In Mutants and Masterminds, on the other hand, hit points are replaced by a fourth saving throw: Damage. When you get hit in combat you roll your damage save vs. the damage rating of the attack. If you make a DC of 15+the damage, you're fine, you shrugged it off. Then, there's a sliding scale for various degrees of failure, from being stunned for one round to actually being knocked unconscious. Also, every time you get hit and fail the save, you get a -1 penalty to all subsequent damage saves until you have a chance to rest and recuperate. Like Deadlands, you get bennies (hero points, in this case) which you can burn to do things like re-roll dice. In the base rules, there's actually no way to kill someone via damage, because M&M is supposed to be a four-color style superhero RPG, although you can adopt the "grim and gritty" rules for more Frank-Miller style play, in which case you can theoretically kill people in one hit.
I don't think either of these systems would be particularly well-suited to computer games either, though.
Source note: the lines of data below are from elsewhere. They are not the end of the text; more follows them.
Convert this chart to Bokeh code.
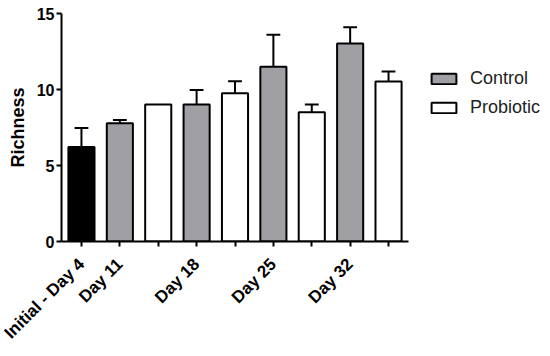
from bokeh.plotting import figure
from bokeh.models import Range1d, FixedTicker, Legend, LegendItem
from bokeh.embed import file_html
from bokeh.resources import INLINE
import math

# ---- data ----
groups = ["Initial - Day 4", "Day 11", "Day 18", "Day 25", "Day 32"]
initial_mean = [6.22]
initial_sem = [1.25]
control_mean = [7.78, 9.02, 11.5, 13.02]
control_sem = [0.22, 0.95, 2.1, 1.08]
probiotic_mean = [9.02, 9.76, 8.51, 10.52]
probiotic_sem = [0.0, 0.78, 0.51, 0.66]
y_ticks = [0, 5, 10, 15]

# ---- positions (layout) ----
init_x = [1]
ctrl_x = [2 + 2 * i for i in range(len(control_mean))]
prob_x = [3 + 2 * i for i in range(len(probiotic_mean))]
label_x = init_x + ctrl_x

FONT = "Liberation Sans"
BW = 0.68
CAP = 0.18
W, H = 544, 352
BL, BR, BT, BB = 61, 2, 13, 111
X0, X1 = 0.48, 9.52          # extent of the drawn x axis
AXIS_PX = 347                # pixel length of the drawn x axis
x_end = X0 + (W - BL - BR) * (X1 - X0) / AXIS_PX

p = figure(width=W, height=H, output_backend="svg", toolbar_location=None,
           x_range=Range1d(X0, x_end), y_range=Range1d(0, 15),
           min_border_left=BL, min_border_right=BR, min_border_top=BT,
           min_border_bottom=BB)
p.outline_line_color = None
p.grid.visible = False
p.background_fill_color = "white"

r_init = p.vbar(x=init_x, top=initial_mean, width=BW, bottom=0,
                fill_color="black", line_color="black", line_width=2)
r_ctrl = p.vbar(x=ctrl_x, top=control_mean, width=BW, bottom=0,
                fill_color="#a0a0a4", line_color="black", line_width=2)
r_prob = p.vbar(x=prob_x, top=probiotic_mean, width=BW, bottom=0,
                fill_color="white", line_color="black", line_width=2)

def errbars(xs, means, sems):
    xs2 = [x for x, s in zip(xs, sems) if s > 0]
    m2 = [m for m, s in zip(means, sems) if s > 0]
    t2 = [m + s for m, s in zip(means, sems) if s > 0]
    p.segment(x0=xs2, y0=m2, x1=xs2, y1=t2, line_color="black", line_width=2)
    p.segment(x0=[x - CAP for x in xs2], y0=t2, x1=[x + CAP for x in xs2], y1=t2,
              line_color="black", line_width=2)

errbars(init_x, initial_mean, initial_sem)
errbars(ctrl_x, control_mean, control_sem)
errbars(prob_x, probiotic_mean, probiotic_sem)

# axes
xa = p.xaxis[0]
xa.bounds = (X0, X1)
xa.ticker = FixedTicker(ticks=list(range(1, 10)))
overrides = {x: "" for x in range(1, 10)}
for x, g in zip(label_x, groups):
    overrides[x] = g
xa.major_label_overrides = overrides
xa.major_label_orientation = math.pi / 4
xa.minor_tick_line_color = None
xa.major_tick_in = 0
xa.major_tick_out = 5
xa.major_tick_line_width = 2
xa.axis_line_width = 2
xa.major_label_text_font = FONT
xa.major_label_text_font_style = "bold"
xa.major_label_text_font_size = "17px"
xa.major_label_text_color = "black"
xa.major_label_standoff = 15

ya = p.yaxis[0]
ya.ticker = FixedTicker(ticks=y_ticks)
ya.minor_tick_line_color = None
ya.major_tick_in = 0
ya.major_tick_out = 5
ya.major_tick_line_width = 2
ya.axis_line_width = 2
ya.major_label_text_font = FONT
ya.major_label_text_font_style = "bold"
ya.major_label_text_font_size = "16px"
ya.major_label_text_color = "black"
ya.major_label_standoff = 2
ya.axis_label = "Richness"
ya.axis_label_text_font = FONT
ya.axis_label_text_font_style = "bold"
ya.axis_label_text_font_size = "18px"
ya.axis_label_text_color = "black"
ya.axis_label_standoff = 6

legend = Legend(items=[LegendItem(label="Control", renderers=[r_ctrl]),
                       LegendItem(label="Probiotic", renderers=[r_prob])],
                location=(367, 123), padding=0, margin=0,
                border_line_color=None, background_fill_alpha=0,
                glyph_width=31, glyph_height=13, label_height=20,
                spacing=8, label_standoff=11,
                label_text_font=FONT, label_text_font_size="18px",
                label_text_color="#222222")
p.add_layout(legend)

open("out.html", "w").write(file_html(p, INLINE))
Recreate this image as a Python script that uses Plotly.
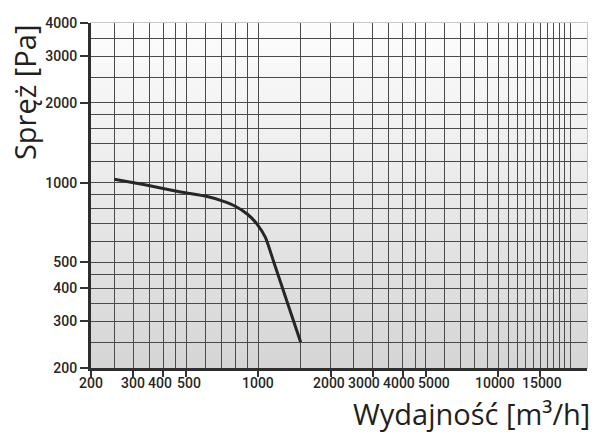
import base64
import numpy as np
import plotly.graph_objects as go

# ---- data ----
flow = [250, 340, 450, 520, 600, 700, 800, 900, 990, 1070, 1160, 1500]          # m3/h
pressure = [1030, 980, 930, 910, 890, 855, 815, 760, 695, 620, 500, 250]         # Pa

x_tick_vals = [200, 300, 400, 500, 1000, 2000, 3000, 4000, 5000, 10000, 15000]
x_tick_text = ["200", "300", "400", "500", "1000", "2000", "3000", "4000", "5000", "10000", "15000"]
x_grid_vals = [250, 350, 450, 600, 700, 800, 900, 1500, 2500, 3500, 4500,
               6000, 7000, 8000, 9000, 11000, 12000, 13000, 14000, 16000,
               17000, 18000, 19000, 20000]

y_tick_vals = [200, 300, 400, 500, 1000, 2000, 3000, 4000]
y_tick_text = ["200", "300", "400", "500", "1000", "2000", "3000", "4000"]
y_grid_vals = [250, 350, 450, 600, 700, 800, 900, 1200, 1400, 1600, 1800, 2500, 3500]

x_min, x_max = 200, 23500
y_min, y_max = 200, 4000

# small horizontal nudges (px) so crowded x labels do not overlap (style only)
x_label_nudge = [0, 0, -3, 3, 0, -2, -9, -4, 8, -3, 2]

# ---- background gradient (decorative) ----
svg = ('<svg xmlns="http://www.w3.org/2000/svg" width="10" height="100" preserveAspectRatio="none">'
       '<defs><linearGradient id="g" x1="0" y1="0" x2="0" y2="1">'
       '<stop offset="0" stop-color="#fdfdfd"/><stop offset="1" stop-color="#d5d5d5"/>'
       '</linearGradient></defs><rect width="10" height="100" fill="url(#g)"/></svg>')
svg_uri = "data:image/svg+xml;base64," + base64.b64encode(svg.encode()).decode()

tick_font = dict(family="Roboto, Liberation Sans, sans-serif", size=14, color="#262626", weight=500)
title_font = dict(family="Open Sans, Noto Sans, sans-serif", size=29, color="#231f20")

fig = go.Figure()
fig.add_trace(go.Scatter(
    x=flow, y=pressure, mode="lines",
    line=dict(color="#262626", width=3, shape="spline", smoothing=0.5),
    hoverinfo="x+y", showlegend=False,
))

grid_color = "#4a4a4a"
gw = 1.3

annotations = [
    dict(text="Spręż [Pa]", xref="paper", yref="paper", x=-0.135, y=0.797,
         xanchor="center", yanchor="middle", textangle=-90, showarrow=False,
         font=title_font),
    dict(text="Wydajność [m³/h]", xref="paper", yref="paper", x=1.010, y=-0.1325,
         xanchor="right", yanchor="middle", showarrow=False, font=title_font),
]
for v, t, dx in zip(x_tick_vals, x_tick_text, x_label_nudge):
    annotations.append(dict(text=t, xref="x", yref="paper", x=np.log10(v), y=0,
                            xanchor="center", yanchor="top", yshift=-5, xshift=dx,
                            showarrow=False, font=tick_font))

fig.update_layout(
    width=594, height=433,
    margin=dict(l=91, r=7, t=23, b=65, autoexpand=False),
    paper_bgcolor="white",
    plot_bgcolor="rgba(0,0,0,0)",
    showlegend=False,
    images=[dict(source=svg_uri, xref="x domain", yref="y domain", x=0, y=1,
                 sizex=1, sizey=1, xanchor="left", yanchor="top",
                 sizing="stretch", layer="below")],
    xaxis=dict(
        type="log", range=[np.log10(x_min), np.log10(x_max)],
        tickmode="array", tickvals=x_tick_vals, ticktext=x_tick_text,
        showticklabels=False,
        ticks="outside", ticklen=6, tickwidth=1.5, tickcolor="#333",
        showgrid=True, gridcolor=grid_color, gridwidth=gw,
        minor=dict(tickmode="array", tickvals=x_grid_vals, ticks="",
                   showgrid=True, gridcolor=grid_color, gridwidth=gw),
        showline=True, linecolor="#2e2e2e", linewidth=3,
        zeroline=False, fixedrange=True, automargin=False,
    ),
    yaxis=dict(
        type="log", range=[np.log10(y_min), np.log10(y_max)],
        tickmode="array", tickvals=y_tick_vals, ticktext=y_tick_text,
        ticks="outside", ticklen=8, tickwidth=1.5, tickcolor="#333",
        tickfont=tick_font, tickangle=0,
        showgrid=True, gridcolor=grid_color, gridwidth=gw,
        minor=dict(tickmode="array", tickvals=y_grid_vals, ticks="",
                   showgrid=True, gridcolor=grid_color, gridwidth=gw),
        showline=True, linecolor="#2e2e2e", linewidth=3,
        zeroline=False, fixedrange=True, automargin=False,
    ),
    shapes=[dict(type="rect", xref="x domain", yref="y domain", x0=0, x1=1, y0=0, y1=1,
                 line=dict(color="#b5b5b5", width=1.5), fillcolor="rgba(0,0,0,0)", layer="below")],
    annotations=annotations,
)

fig.write_html("out.html",
               config={"displayModeBar": False},
               post_script="document.body.style.margin='0px';document.body.style.padding='0px';")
What I'd really like to see is an entirely new approach that takes advantage of the things computers do better than human GMs, like track lots of data simultaneously. But then I'd also like to see CRPG's where each battle is a unique situation rather than just a lot of "Mobs X, Y, and Z charge you, take them down" over and over and over and over and where managing your character is more than just keeping your finger on the potion hotkey.